Energy Transfer lets unitholders down
There are two specific examples that should lead income investors to avoid Energy Transfer. The first happened in 2020, when the energy sector was in a deep downturn. That downturn was understandable, given that the coronavirus pandemic was raging and economic activity around the world had come to a virtual halt. So, in some ways, it makes sense that, out of caution, Energy Transfer cut its distribution from $1.22 per unit per quarter to $0.61, a 50% reduction. However, if you were a unitholder expecting to live off of the income your portfolio generated, a cut that large would have left a huge hole in your budget.
The next problem dates back to the 2016 energy industry downturn. That was when Energy Transfer agreed to buy its pipeline peer Williams Companies (WMB 2.86%) but then, because of the broader industry weakness at the time, backed out of the deal. An odd twist was Energy Transfer's decision to sell convertible securities, a large portion of which went to the then-CEO. Energy Transfer warned that completing the merger with Williams would risk a dividend cut, but the convertible securities would have, effectively, protected the CEO from being adversely affected by that cut. In the end, the deal was scuttled and Energy Transfer ended up having to pay nearly $500 million to Williams because of its actions, money that really comes out of unitholders' pockets. It was a complicated affair, but it is pretty clear that when the chips are down in the energy sector, Energy Transfer unitholders have some cause to wonder if they are going to be top of mind.
Enterprise Products Partners keeps growing its distribution
Although Enterprise Products Partners' yield is slightly lower than that of Energy Transfer, Enterprise has increased its distribution year in and year out for 26 consecutive years. That includes years like 2020 and 2016 when investors in Energy Transfer either experienced a cut or had to be concerned about the decisions being made by management and the board on that front.
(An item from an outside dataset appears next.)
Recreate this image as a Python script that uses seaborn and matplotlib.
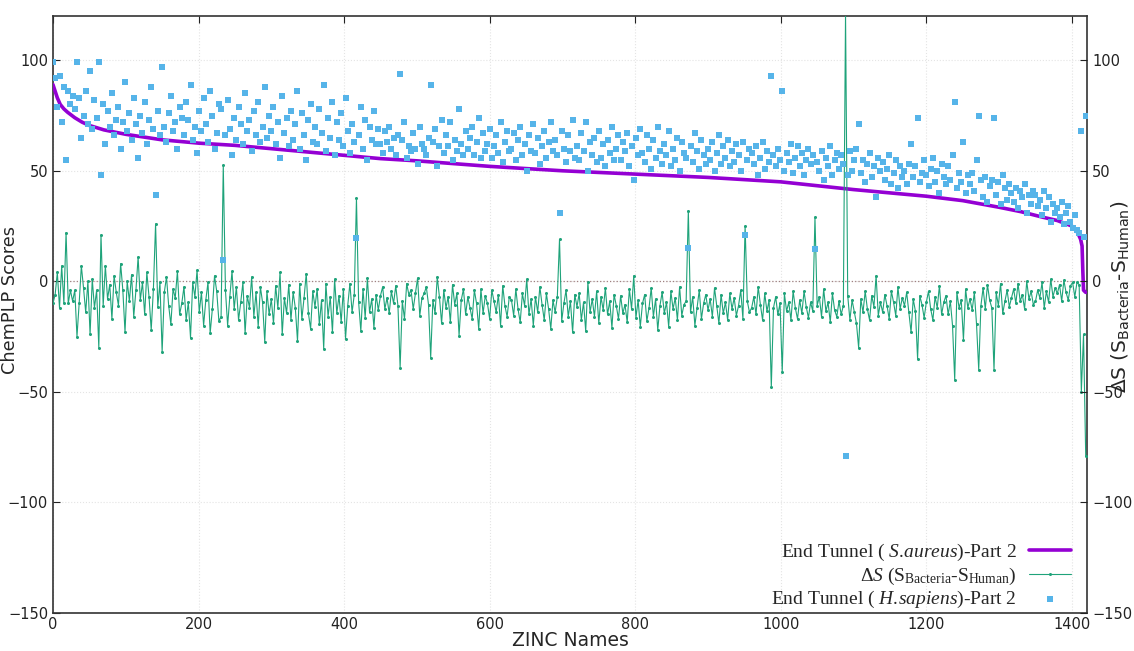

That consistent distribution growth is probably enough to make Enterprise Products Partners a buy over Energy Transfer. But there's more to like about Enterprise. For example, the North American pipeline giant has an investment grade-rated balance sheet. And its distributable cash flow covers its distribution by 1.7 times. There is a lot of room for adversity before a distribution cut would be on the table here.
Also, the lofty distribution coverage was a management choice. It used to be lower, averaging around 1.2 times. However, Enterprise wanted to shift its business model so that it was able to self-fund more of its capital investment projects. This means that it doesn't need to issue units as often, a move that could potentially dilute unitholders, to pay for growth spending. Acquisitions are the most likely time when units might be issued, but the cash flows from acquisitions start right away (unlike ground-up development, where assets have to be built before cash flows are generated). So dilution isn't as big an issue. This shift took a few years, but in the end, it is a unitholder-friendly change that speaks to management's commitment to the actual owners of Enterprise Products Partners.
Go with the midstream giant that has had your back
From a big-picture perspective, there are some material similarities between midstream giants Energy Transfer and Enterprise Products Partners. But when you examine the comparison a little more deeply, some important differences start to show up. Most notably, Enterprise Products Partners has been a much more reliable income investment. If you like to sleep well at night, you'll likely want to go with Enterprise Products Partners over Energy Transfer even though it has a slightly lower yield.